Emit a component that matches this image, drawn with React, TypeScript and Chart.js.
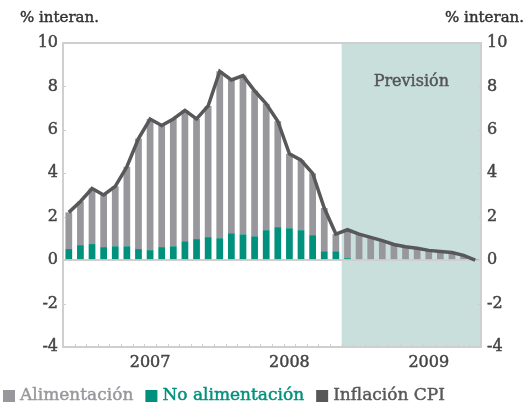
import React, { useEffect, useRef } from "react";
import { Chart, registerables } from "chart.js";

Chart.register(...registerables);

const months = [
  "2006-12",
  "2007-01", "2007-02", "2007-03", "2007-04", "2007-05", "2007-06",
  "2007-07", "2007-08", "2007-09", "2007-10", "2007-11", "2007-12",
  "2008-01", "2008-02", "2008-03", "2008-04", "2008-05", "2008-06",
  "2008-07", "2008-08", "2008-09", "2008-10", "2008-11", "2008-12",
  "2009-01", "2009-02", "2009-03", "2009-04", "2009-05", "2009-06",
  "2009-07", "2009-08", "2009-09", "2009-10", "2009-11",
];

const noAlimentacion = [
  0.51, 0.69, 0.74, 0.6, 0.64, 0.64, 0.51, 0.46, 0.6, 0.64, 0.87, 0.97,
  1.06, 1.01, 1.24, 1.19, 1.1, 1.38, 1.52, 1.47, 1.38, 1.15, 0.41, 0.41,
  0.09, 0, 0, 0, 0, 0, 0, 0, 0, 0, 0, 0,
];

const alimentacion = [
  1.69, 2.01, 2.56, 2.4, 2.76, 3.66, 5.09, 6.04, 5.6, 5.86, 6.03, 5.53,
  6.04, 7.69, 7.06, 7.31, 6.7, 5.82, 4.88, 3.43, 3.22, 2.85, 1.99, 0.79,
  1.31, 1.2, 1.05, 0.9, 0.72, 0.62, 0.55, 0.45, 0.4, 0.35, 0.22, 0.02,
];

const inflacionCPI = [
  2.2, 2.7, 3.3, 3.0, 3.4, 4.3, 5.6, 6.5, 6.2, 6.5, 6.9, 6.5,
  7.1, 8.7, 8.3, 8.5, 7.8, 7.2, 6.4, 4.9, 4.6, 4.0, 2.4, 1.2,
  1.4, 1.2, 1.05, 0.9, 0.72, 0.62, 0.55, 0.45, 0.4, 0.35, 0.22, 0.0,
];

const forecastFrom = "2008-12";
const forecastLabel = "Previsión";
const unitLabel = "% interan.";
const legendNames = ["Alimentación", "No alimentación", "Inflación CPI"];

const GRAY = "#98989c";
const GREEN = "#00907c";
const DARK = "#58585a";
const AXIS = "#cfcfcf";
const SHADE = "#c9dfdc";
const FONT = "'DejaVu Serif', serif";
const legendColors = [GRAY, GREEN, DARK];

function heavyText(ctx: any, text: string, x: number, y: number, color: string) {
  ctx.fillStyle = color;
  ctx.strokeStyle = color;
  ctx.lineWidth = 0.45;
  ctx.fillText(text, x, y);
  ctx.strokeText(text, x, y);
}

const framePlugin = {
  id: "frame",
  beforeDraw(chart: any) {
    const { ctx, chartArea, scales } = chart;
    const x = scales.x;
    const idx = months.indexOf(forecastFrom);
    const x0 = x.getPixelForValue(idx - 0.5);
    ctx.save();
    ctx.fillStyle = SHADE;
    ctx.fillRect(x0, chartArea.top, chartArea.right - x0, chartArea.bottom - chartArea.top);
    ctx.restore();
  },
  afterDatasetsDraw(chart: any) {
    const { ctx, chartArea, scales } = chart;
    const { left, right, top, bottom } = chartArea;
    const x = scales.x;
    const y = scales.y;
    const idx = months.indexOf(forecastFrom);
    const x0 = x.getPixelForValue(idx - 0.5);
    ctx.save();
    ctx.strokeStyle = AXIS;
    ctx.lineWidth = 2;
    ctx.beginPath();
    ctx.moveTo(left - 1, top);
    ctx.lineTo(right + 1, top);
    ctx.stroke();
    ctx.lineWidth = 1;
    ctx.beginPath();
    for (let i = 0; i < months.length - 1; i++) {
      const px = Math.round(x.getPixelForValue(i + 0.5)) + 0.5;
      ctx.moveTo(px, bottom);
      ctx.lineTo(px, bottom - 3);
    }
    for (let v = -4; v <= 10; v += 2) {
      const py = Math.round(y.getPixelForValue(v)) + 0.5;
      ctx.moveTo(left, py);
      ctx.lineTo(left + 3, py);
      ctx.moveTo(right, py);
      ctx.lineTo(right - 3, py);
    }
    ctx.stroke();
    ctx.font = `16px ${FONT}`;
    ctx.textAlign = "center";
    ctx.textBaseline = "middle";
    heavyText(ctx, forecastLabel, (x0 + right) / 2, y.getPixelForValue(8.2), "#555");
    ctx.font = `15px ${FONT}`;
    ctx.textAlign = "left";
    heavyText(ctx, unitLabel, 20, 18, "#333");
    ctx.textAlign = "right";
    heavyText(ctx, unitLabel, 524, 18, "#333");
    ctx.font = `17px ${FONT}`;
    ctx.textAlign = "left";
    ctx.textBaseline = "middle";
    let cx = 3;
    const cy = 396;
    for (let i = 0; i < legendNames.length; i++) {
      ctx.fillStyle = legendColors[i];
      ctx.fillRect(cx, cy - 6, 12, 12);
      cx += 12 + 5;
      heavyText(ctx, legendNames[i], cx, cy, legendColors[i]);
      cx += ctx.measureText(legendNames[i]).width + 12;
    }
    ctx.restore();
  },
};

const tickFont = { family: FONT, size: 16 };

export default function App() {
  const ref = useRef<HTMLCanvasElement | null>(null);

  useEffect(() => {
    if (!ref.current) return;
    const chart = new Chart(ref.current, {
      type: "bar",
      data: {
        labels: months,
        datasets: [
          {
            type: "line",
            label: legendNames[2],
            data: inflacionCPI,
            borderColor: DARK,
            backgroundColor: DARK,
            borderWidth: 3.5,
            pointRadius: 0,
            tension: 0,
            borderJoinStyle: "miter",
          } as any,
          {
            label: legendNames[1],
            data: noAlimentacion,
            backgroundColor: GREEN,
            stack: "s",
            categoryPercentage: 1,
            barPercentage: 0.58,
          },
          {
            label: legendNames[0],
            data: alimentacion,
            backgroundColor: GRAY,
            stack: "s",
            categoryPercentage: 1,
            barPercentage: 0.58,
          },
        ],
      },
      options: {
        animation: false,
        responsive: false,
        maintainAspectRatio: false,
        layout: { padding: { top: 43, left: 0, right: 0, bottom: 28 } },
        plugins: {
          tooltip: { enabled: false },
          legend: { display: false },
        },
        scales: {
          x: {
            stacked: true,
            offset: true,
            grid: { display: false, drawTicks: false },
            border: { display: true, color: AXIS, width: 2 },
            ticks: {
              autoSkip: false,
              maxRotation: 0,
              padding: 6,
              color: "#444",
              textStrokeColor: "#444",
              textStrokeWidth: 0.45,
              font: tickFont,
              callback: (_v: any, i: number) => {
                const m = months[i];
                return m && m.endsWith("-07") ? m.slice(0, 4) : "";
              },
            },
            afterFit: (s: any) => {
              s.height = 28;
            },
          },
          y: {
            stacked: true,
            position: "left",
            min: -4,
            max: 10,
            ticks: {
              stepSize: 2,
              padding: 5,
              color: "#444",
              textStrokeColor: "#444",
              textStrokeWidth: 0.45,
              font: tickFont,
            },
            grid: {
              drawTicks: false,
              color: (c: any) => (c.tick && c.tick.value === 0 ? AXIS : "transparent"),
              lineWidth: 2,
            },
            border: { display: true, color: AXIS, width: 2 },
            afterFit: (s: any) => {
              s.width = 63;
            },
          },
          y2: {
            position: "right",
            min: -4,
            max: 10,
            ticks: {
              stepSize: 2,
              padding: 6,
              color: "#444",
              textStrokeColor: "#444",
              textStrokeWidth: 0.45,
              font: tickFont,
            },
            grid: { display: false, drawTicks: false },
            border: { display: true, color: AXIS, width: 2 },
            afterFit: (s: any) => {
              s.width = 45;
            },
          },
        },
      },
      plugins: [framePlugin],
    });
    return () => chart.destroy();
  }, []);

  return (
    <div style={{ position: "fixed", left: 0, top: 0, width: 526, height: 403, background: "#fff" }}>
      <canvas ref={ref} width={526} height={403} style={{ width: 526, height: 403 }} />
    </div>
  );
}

************

Repeat only the lines from the beginning of the material through the line containing "Chart.register(...registerables);", both ends kept, leaving pictures out.

- Solution to the exercise
Emit a component that matches this image, drawn with React, TypeScript and Chart.js.
import React, { useEffect, useRef } from "react";
import { Chart, registerables } from "chart.js";

Chart.register(...registerables);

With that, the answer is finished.